TAHUN KATA-KATA

(Mukaddimah Majelis Ilmu Maiyah Bangbang Wetan Surabaya edisi 2024)

Pemilu, baik itu pemilihan presiden (pilpres), pemilihan legislatif (pilleg), maupun pemilihan kepala daerah (pilkada), selalu digadang-gadang sebagai tonggak lima tahunan yang membawa harapan akan perubahan. Setiap kali pemilu tiba, rakyat Indonesia disuguhi janji-janji manis dari para calon pemimpin. Mereka berbicara tentang kelanjutan pembangunan, harapan baru, dan peran penting anak muda, khususnya generasi Z, dalam membangun bangsa. Kata-kata ini membahana di telinga kita, namun sering kali hilang tak lebih dari lima pekan setelah pemilu usai.

Pemilu disebut sebagai pesta demokrasi, di mana aspirasi rakyat dihargai melalui pemungutan suara. Namun, kenyataan yang terjadi sering kali berbeda. Seperti halnya sampah, suara kita sekadar dipungut untuk dibawa ke tempat pembuangan akhir (TPA). Setelah pemilu selesai, aspirasi dan harapan rakyat sering kali terlupakan. Janji-janji yang dulu terdengar indah, seperti kelanjutan pembangunan, harapan baru, dan perhatian terhadap anak muda, menguap begitu saja. Kata-kata seperti “parcok”, “es teh”, “goblok”, “makan siang gratis”, dan “guru bangsa(t)” yang dulu sering terdengar, kini hanya menjadi kenangan.

Dalam buku “Indonesia Bagian dari Desa Saya” hlm: 189, Mbah Nun mengatakan, “ Tingkat verbalisme tersebut di samping menunjukkan semacam taraf rendah soal teknik persuasi, juga mencerminkan suatu sikap mental tertentu dari kecenderungan masyarakat kita di dalam mencapai sesuatu.
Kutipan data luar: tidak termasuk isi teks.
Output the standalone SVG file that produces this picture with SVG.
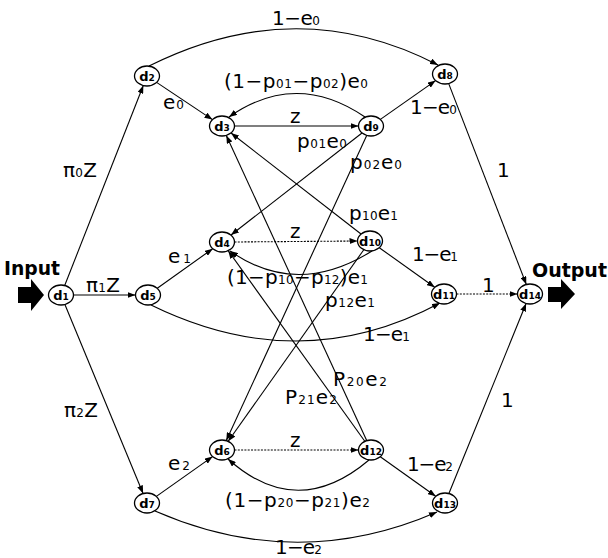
<svg xmlns="http://www.w3.org/2000/svg" width="608" height="558" viewBox="0 0 608 558">
<style>
.e{fill:none;stroke:#000;stroke-width:1.1}
.dot{stroke-dasharray:2 1.3}
.n ellipse{fill:#fff;stroke:#000;stroke-width:1.3}
.n text{font-family:"DejaVu Sans",sans-serif;font-weight:bold;font-size:13px;text-anchor:middle}
.n .ns{font-size:9px}
.l{font-family:"DejaVu Sans",sans-serif;font-size:20px;fill:#000}
.s{font-size:12px}
.b{font-family:"DejaVu Sans",sans-serif;font-weight:bold;font-size:19px}
</style>
<defs>
<marker id="ah" markerWidth="8" markerHeight="6" refX="8" refY="3" orient="auto" markerUnits="userSpaceOnUse"><path d="M0,0 L8,3 L0,6 z" fill="#000"/></marker>
</defs>
<rect width="608" height="558" fill="#fff"/>
<g id="connectors">
<line class="e" x1="64.7" y1="285.5" x2="143.3" y2="85.5" marker-end="url(#ah)"/>
<line class="e" x1="73.5" y1="295" x2="135.5" y2="295" marker-end="url(#ah)"/>
<line class="e" x1="64.9" y1="304.5" x2="143.1" y2="493.5" marker-end="url(#ah)"/>
<line class="e" x1="156.6" y1="82.4" x2="212.4" y2="119.6" marker-end="url(#ah)"/>
<line class="e" x1="234.5" y1="126" x2="358.5" y2="126" marker-end="url(#ah)"/>
<line class="e" x1="380.4" y1="119.4" x2="435.6" y2="80.6" marker-end="url(#ah)"/>
<line class="e" x1="448.7" y1="83.6" x2="526.3" y2="284.4" marker-end="url(#ah)"/>
<line class="e" x1="157.3" y1="288.3" x2="212.7" y2="248.7" marker-end="url(#ah)"/>
<line class="e dot" x1="234.5" y1="242" x2="357.5" y2="241" marker-end="url(#ah)"/>
<line class="e" x1="379.3" y1="247.7" x2="434.7" y2="287.3" marker-end="url(#ah)"/>
<line class="e dot" x1="456.5" y1="294" x2="517.5" y2="294" marker-end="url(#ah)"/>
<line class="e" x1="156.4" y1="496.4" x2="212.6" y2="456.6" marker-end="url(#ah)"/>
<line class="e dot" x1="234.5" y1="450" x2="358.5" y2="450" marker-end="url(#ah)"/>
<line class="e" x1="380.3" y1="456.7" x2="435.7" y2="496.3" marker-end="url(#ah)"/>
<line class="e" x1="448.9" y1="493.5" x2="526.1" y2="303.5" marker-end="url(#ah)"/>
<line class="e" x1="362" y1="133" x2="231" y2="235" marker-end="url(#ah)"/>
<line class="e" x1="366.7" y1="135.4" x2="226.3" y2="440.6" marker-end="url(#ah)"/>
<line class="e" x1="361" y1="234" x2="231" y2="133" marker-end="url(#ah)"/>
<line class="e" x1="363.8" y1="249.7" x2="228.2" y2="441.3" marker-end="url(#ah)"/>
<line class="e" x1="366.7" y1="440.6" x2="226.3" y2="135.4" marker-end="url(#ah)"/>
<line class="e" x1="364.8" y1="441.3" x2="228.2" y2="250.7" marker-end="url(#ah)"/>
<path class="e" d="M149,66 Q297,-8 438,65" marker-end="url(#ah)"/>
<path class="e" d="M365,117 Q296,70 229,117" marker-end="url(#ah)"/>
<path class="e" d="M372,251 Q297,298 230,251" marker-end="url(#ah)"/>
<path class="e" d="M151,305 Q300,378 440,303" marker-end="url(#ah)"/>
<path class="e" d="M369,460 Q297,521 228,459" marker-end="url(#ah)"/>
<path class="e" d="M155,511 Q297,573 437,512" marker-end="url(#ah)"/>
</g>
<g id="edge-labels" class="l">
<text x="272" y="25" textLength="48" lengthAdjust="spacing">1−e<tspan class="s">0</tspan></text>
<text x="224" y="88" textLength="144" lengthAdjust="spacing">(1−p<tspan class="s">01</tspan>−p<tspan class="s">02</tspan>)e<tspan class="s">0</tspan></text>
<text x="163" y="109" textLength="21" lengthAdjust="spacing">e<tspan class="s">0</tspan></text>
<text x="290" y="123">z</text>
<text x="63" y="177" textLength="34" lengthAdjust="spacing">π<tspan class="s">0</tspan>Z</text>
<text x="297" y="148" textLength="50" lengthAdjust="spacing">p<tspan class="s">01</tspan>e<tspan class="s">0</tspan></text>
<text x="350" y="169" textLength="52" lengthAdjust="spacing">p<tspan class="s">02</tspan>e<tspan class="s">0</tspan></text>
<text x="410" y="114" textLength="47" lengthAdjust="spacing">1−e<tspan class="s">0</tspan></text>
<text x="497" y="177">1</text>
<text x="349" y="220" textLength="49" lengthAdjust="spacing">p<tspan class="s">10</tspan>e<tspan class="s">1</tspan></text>
<text x="412" y="261" textLength="46" lengthAdjust="spacing">1−e<tspan class="s">1</tspan></text>
<text x="290" y="238">z</text>
<text x="227" y="284" textLength="141" lengthAdjust="spacing">(1−p<tspan class="s">10</tspan>−p<tspan class="s">12</tspan>)e<tspan class="s">1</tspan></text>
<text x="168" y="263" textLength="23" lengthAdjust="spacing">e<tspan class="s">1</tspan></text>
<text x="86" y="292" textLength="34" lengthAdjust="spacing">π<tspan class="s">1</tspan>Z</text>
<text x="482" y="292">1</text>
<text x="325" y="307" textLength="50" lengthAdjust="spacing">p<tspan class="s">12</tspan>e<tspan class="s">1</tspan></text>
<text x="363" y="341" textLength="47" lengthAdjust="spacing">1−e<tspan class="s">1</tspan></text>
<text x="333" y="386" textLength="54" lengthAdjust="spacing">P<tspan class="s">20</tspan>e<tspan class="s">2</tspan></text>
<text x="285" y="404" textLength="52" lengthAdjust="spacing">P<tspan class="s">21</tspan>e<tspan class="s">2</tspan></text>
<text x="501" y="407">1</text>
<text x="64" y="417" textLength="34" lengthAdjust="spacing">π<tspan class="s">2</tspan>Z</text>
<text x="290" y="447">z</text>
<text x="168" y="470" textLength="22" lengthAdjust="spacing">e<tspan class="s">2</tspan></text>
<text x="407" y="471" textLength="46" lengthAdjust="spacing">1−e<tspan class="s">2</tspan></text>
<text x="225" y="507" textLength="145" lengthAdjust="spacing">(1−p<tspan class="s">20</tspan>−p<tspan class="s">21</tspan>)e<tspan class="s">2</tspan></text>
<text x="275" y="554" textLength="47" lengthAdjust="spacing">1−e<tspan class="s">2</tspan></text>
</g>
<g id="input">
<path d="M18,287 L31,287 L31,279 L44,295 L31,311 L31,303 L18,303 z" fill="#000"/>
<text class="b" x="4" y="275" textLength="56" lengthAdjust="spacingAndGlyphs">Input</text>
</g>
<g id="output">
<path d="M548,287 L561,287 L561,279 L575,294 L561,309 L561,302 L548,302 z" fill="#000"/>
<text class="b" x="532" y="277" textLength="75" lengthAdjust="spacingAndGlyphs">Output</text>
</g>
<g id="d1" class="n"><ellipse cx="61" cy="295" rx="12.5" ry="10"/><text x="61" y="299.5">d<tspan class="ns">1</tspan></text></g>
<g id="d2" class="n"><ellipse cx="147" cy="76" rx="12.5" ry="10"/><text x="147" y="80.5">d<tspan class="ns">2</tspan></text></g>
<g id="d3" class="n"><ellipse cx="222" cy="126" rx="12.5" ry="10"/><text x="222" y="130.5">d<tspan class="ns">3</tspan></text></g>
<g id="d4" class="n"><ellipse cx="222" cy="242" rx="12.5" ry="10"/><text x="222" y="246.5">d<tspan class="ns">4</tspan></text></g>
<g id="d5" class="n"><ellipse cx="148" cy="295" rx="12.5" ry="10"/><text x="148" y="299.5">d<tspan class="ns">5</tspan></text></g>
<g id="d6" class="n"><ellipse cx="222" cy="450" rx="12.5" ry="10"/><text x="222" y="454.5">d<tspan class="ns">6</tspan></text></g>
<g id="d7" class="n"><ellipse cx="147" cy="503" rx="12.5" ry="10"/><text x="147" y="507.5">d<tspan class="ns">7</tspan></text></g>
<g id="d8" class="n"><ellipse cx="445" cy="74" rx="12.5" ry="10"/><text x="445" y="78.5">d<tspan class="ns">8</tspan></text></g>
<g id="d9" class="n"><ellipse cx="371" cy="126" rx="12.5" ry="10"/><text x="371" y="130.5">d<tspan class="ns">9</tspan></text></g>
<g id="d10" class="n"><ellipse cx="370" cy="241" rx="12.5" ry="10"/><text x="370" y="245.5">d<tspan class="ns">10</tspan></text></g>
<g id="d11" class="n"><ellipse cx="444" cy="294" rx="12.5" ry="10"/><text x="444" y="298.5">d<tspan class="ns">11</tspan></text></g>
<g id="d12" class="n"><ellipse cx="371" cy="450" rx="12.5" ry="10"/><text x="371" y="454.5">d<tspan class="ns">12</tspan></text></g>
<g id="d13" class="n"><ellipse cx="445" cy="503" rx="12.5" ry="10"/><text x="445" y="507.5">d<tspan class="ns">13</tspan></text></g>
<g id="d14" class="n"><ellipse cx="530" cy="294" rx="12.5" ry="10"/><text x="530" y="298.5">d<tspan class="ns">14</tspan></text></g>
</svg>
Sebenarnya nampak agak ironis: kita cenderung memulai sesuatu dengan dan lewat kata, sementara alam simbol sesungguhnya sangat hidup dalam semesta kejiwaan masyarakat kita. Pada hampir setiap aspek kehidupan kebudayaan kita dewasa ini tak pernah ada hari yang terlewat oleh kenyataan kesenjangan antara dua rumusan klasik: kata dan perbuatan.

‘Satunya kata dan perbuatan’ sampai detik ini  tetap bertahan sebagai acuan konsepsi. Dalam porsi yang lebih kongkret kita melihat, timbulnya ‘alergi’ masyarakat terhadap yang bernama seminar, musyawarah, penataran, karena karena telah mengalami polusi, tidak lain karena lestarinya kesenjangan itu. Hobi kita untuk mencanangkan slogan-slogan, tema-tema verbal, oleh lembaga-lembaga resmi sampai organisasi mahasiswa atau pelajar, sangat menggarisbawahi gap antara kata dan perbuatan,”

Lihat juga

Ironisnya, pemilu yang seharusnya menjadi momen untuk memperkuat demokrasi dan menghargai suara rakyat, sering kali berubah menjadi ajang untuk meraih kekuasaan semata. Rakyat yang berharap akan perubahan, sering kali harus menelan kekecewaan. Namun, harapan tidak boleh padam. Setiap pemilu adalah kesempatan baru untuk memperjuangkan aspirasi dan harapan kita. Meskipun realita sering kali tidak sesuai dengan harapan, kita harus tetap berjuang untuk perubahan yang lebih baik.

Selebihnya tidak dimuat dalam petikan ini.